It often happens that a job is submitted to the scheduler requesting less resources (in terms of memory, slots, time, etc.) than the job will be actually using. In these circumstances a job my overload one or more computational nodes where it is running.
Node overload in turns affect the cluster overall performance and can lead to premature job termination and node down time.
In the interest of preventing degraded performance, jobs that use more memory (or computational time) than what had been requested are automatically terminated by the scheduler. Cores over-subscription, however, is dealt differently. You will generally receive a notification (with or without job termination) that will inform you of the actual load caused by your job and the number of slots that you have requested for such job.
Over-subscription generally means that the load generated by your job on the compute node(s) is greater than the number of slots you have requested. In this case you will need to terminate your job and resubmit it requesting a number of slot equal to the value of the load caused by your job rounded up to the closest integer. This is because each unit of load roughly corresponds to one scheduler slot, so that if your load is 6.9 you should have requested a matching number of 7 slots.

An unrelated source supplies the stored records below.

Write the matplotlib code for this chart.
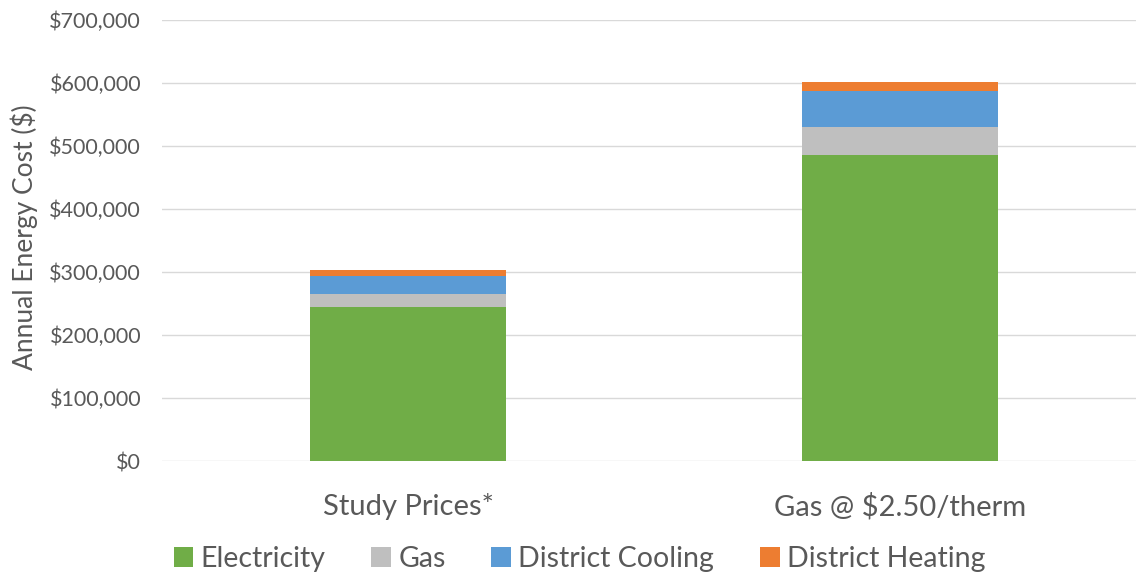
import matplotlib
matplotlib.use("Agg")
import matplotlib.pyplot as plt
from matplotlib.ticker import FuncFormatter

categories = ["Study Prices*", "Gas @ $2.50/therm"]
series_names = ["Electricity", "Gas", "District Cooling", "District Heating"]
electricity = [244000, 486000]
gas = [21000, 44000]
district_cooling = [29000, 57000]
district_heating = [9000, 15000]
colors = ["#70AD47", "#BFBFBF", "#5B9BD5", "#ED7D31"]

plt.rcParams['font.family'] = ['Lato', 'DejaVu Sans']
text_color = "#595959"

fig = plt.figure(figsize=(11.36, 5.75), dpi=100)
ax = fig.add_axes([162/1136, (575-461)/575, (1146-162)/1136, (461-20)/575])

x = list(range(len(categories)))
bottom = [0]*len(categories)
for name, vals, c in zip(series_names, [electricity, gas, district_cooling, district_heating], colors):
    ax.bar(x, vals, width=0.4, bottom=bottom, color=c, label=name, zorder=3)
    bottom = [b+v for b, v in zip(bottom, vals)]

ax.set_ylim(0, 700000)
ax.set_xlim(-0.5, 1.5)
ax.set_yticks(range(0, 700001, 100000))
ax.yaxis.set_major_formatter(FuncFormatter(lambda v, p: f"${int(v):,}"))
ax.grid(axis='y', color="#D9D9D9", linewidth=1, zorder=0)
for s in ax.spines.values():
    s.set_visible(False)
ax.tick_params(axis='both', length=0, colors=text_color)
ax.tick_params(axis='y', labelsize=15.5, pad=15)
ax.tick_params(axis='x', labelsize=21, pad=23)
ax.set_xticks(x)
ax.set_xticklabels(categories)
fig.text(24/1136, (575-237)/575, "Annual Energy Cost ($)", rotation=90, ha='center', va='center',
         fontsize=19, color=text_color)

leg = fig.legend(loc='lower center', bbox_to_anchor=(0.51, -0.04), ncol=4, frameon=False,
                 fontsize=20.5, handlelength=0.7, handleheight=0.7, handletextpad=0.25,
                 columnspacing=1.6)
for t in leg.get_texts():
    t.set_color(text_color)

fig.savefig("out.png", dpi=100)
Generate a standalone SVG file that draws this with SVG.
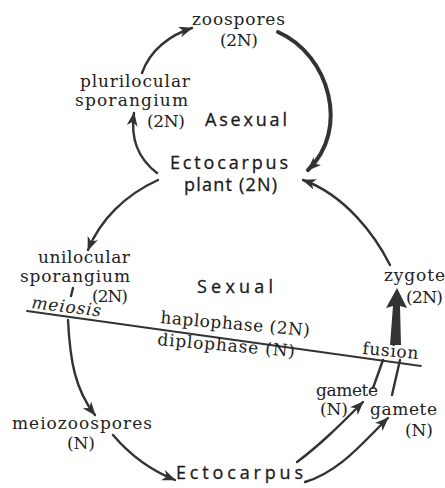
<svg xmlns="http://www.w3.org/2000/svg" width="445" height="488" viewBox="0 0 445 488">
<style>
.s{font-family:"DejaVu Serif","Liberation Serif",serif;font-size:17px;fill:#222}
.a{font-family:"Open Sans","DejaVu Sans",sans-serif;font-size:18px;font-weight:500;fill:#1a1a1a;stroke:#1a1a1a;stroke-width:0.3}
.c{fill:none;stroke:#333;stroke-width:2.4;stroke-linecap:round}
.t{stroke-width:4}
</style>
<defs>
<marker id="ah" markerUnits="userSpaceOnUse" markerWidth="16" markerHeight="12" refX="13" refY="5.5" orient="auto">
<path d="M0,0 L14,5.5 L0,11 L4,5.5 z" fill="#333"/>
</marker>
</defs>
<rect width="445" height="488" fill="#fff"/>
<g id="connectors">
<path class="c" d="M142,73 C150,50 170,35 192,28" marker-end="url(#ah)"/>
<path class="c t" d="M278,32 C330,55 350,130 308,170" marker-end="url(#ah)"/>
<path class="c" d="M157,173 C140,160 130,140 134,113" marker-end="url(#ah)"/>
<path class="c" d="M158,180 C125,195 100,220 88,250" marker-end="url(#ah)"/>
<path class="c" d="M390,265 C375,235 345,195 303,180" marker-end="url(#ah)"/>
<path class="c" d="M73,288 L71,296"/>
<path class="c" d="M68,320 C70,360 75,390 95,415" marker-end="url(#ah)"/>
<path class="c" d="M113,435 C130,455 150,470 175,480" marker-end="url(#ah)"/>
<path class="c" d="M297,462 C320,445 340,425 363,402" marker-end="url(#ah)"/>
<path class="c" d="M305,482 C340,472 365,440 388,418" marker-end="url(#ah)"/>
<path class="c" d="M383,360 L373,388"/>
<path class="c" d="M400,360 L392,395"/>
<polygon points="390,345 393,306 386,308 397,288 407,308 400,306 401,345" fill="#333"/>
<path class="c" d="M27,311 L421,366" style="stroke-width:1.8"/>
</g>
<g id="zoospores"><text class="s" x="192" y="25" textLength="93">zoospores</text><text class="s" x="220" y="46" textLength="38">(2N)</text></g>
<g id="plurilocular"><text class="s" x="80" y="87" textLength="110">plurilocular</text><text class="s" x="75" y="106" textLength="113">sporangium</text><text class="s" x="147" y="127" textLength="38">(2N)</text></g>
<g id="asexual"><text class="a" x="205" y="126" textLength="82">Asexual</text></g>
<g id="plant"><text class="a" x="170" y="169" textLength="118">Ectocarpus</text><text class="a" x="184" y="191" textLength="93">plant (2N)</text></g>
<g id="unilocular"><text class="s" x="38" y="263" textLength="92">unilocular</text><text class="s" x="20" y="282" textLength="110">sporangium</text><text class="s" x="92" y="302" textLength="36">(2N)</text></g>
<g id="meiosis"><text class="s" x="31" y="308" textLength="70" font-style="italic" transform="rotate(7 31 308)">meiosis</text></g>
<g id="sexual"><text class="a" x="197" y="293" textLength="76">Sexual</text></g>
<g id="phases"><text class="s" x="160" y="323" textLength="150" font-size="18" transform="rotate(5 160 323)">haplophase (2N)</text><text class="s" x="157" y="345" textLength="138" font-size="18" transform="rotate(5 157 345)">diplophase (N)</text></g>
<g id="zygote"><text class="s" x="384" y="281" textLength="61">zygote</text><text class="s" x="406" y="303" textLength="37">(2N)</text></g>
<g id="fusion"><text class="s" x="362" y="354" textLength="56" transform="rotate(5 362 354)">fusion</text></g>
<g id="gamete1"><text class="s" x="316" y="396" textLength="62" font-size="16">gamete</text><text class="s" x="320" y="415" textLength="28" font-size="16">(N)</text></g>
<g id="gamete2"><text class="s" x="370" y="415" textLength="67">gamete</text><text class="s" x="405" y="436" textLength="28">(N)</text></g>
<g id="meiozoospores"><text class="s" x="12" y="429" textLength="140">meiozoospores</text><text class="s" x="67" y="449" textLength="28">(N)</text></g>
<g id="ectocarpus"><text class="a" x="176" y="479" textLength="127">Ectocarpus</text></g>
</svg>
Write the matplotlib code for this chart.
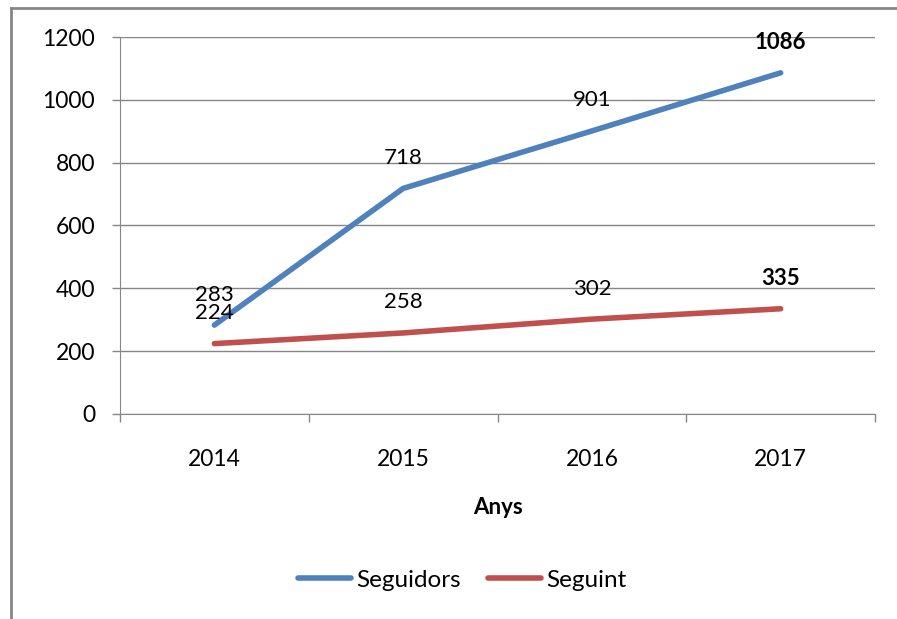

In the example below we show how to change the resources requested for a multi-threaded job that had erroneously been submitted requesting only 1 slot (while the job uses 8 threads which will result in a load value between 7 and 8) .
Original request:
#$ -l h_data=16G,h_rt=HHH:MM:SS
notice that since no parallel environment, and no exclusive flag, were specified you are tacitly requesting
only 1 slot.
To appropriately match the load generated by the 8-threaded job you will need to change your request to:
#$ -l h_data=2G,h_rt=7:30:00
#$ -pe shared 8
The parallel environment request (-pe shared 8) allocates 8 slots (which on Hoffman2 really mean 8 cores) from one computing node (this means that all 8 cores are on the same physical server). Please notice that since h_data (or h_mem) is a value per slot, instead of the original requested memory value of 16GB (for one slot) we are now requesting to 2GB (as 2GB x 8slots=16GB total memory). If you have pending jobs that had been erroneously submitted requesting only one slot you can alter your pending request using the following command:
qalter -l h_data=2G,h_rt=HHH:MM:SS -pe shared 8 JOB_ID_NO
where HHH=number of hours; MM=number of minutes, SS=number of seconds.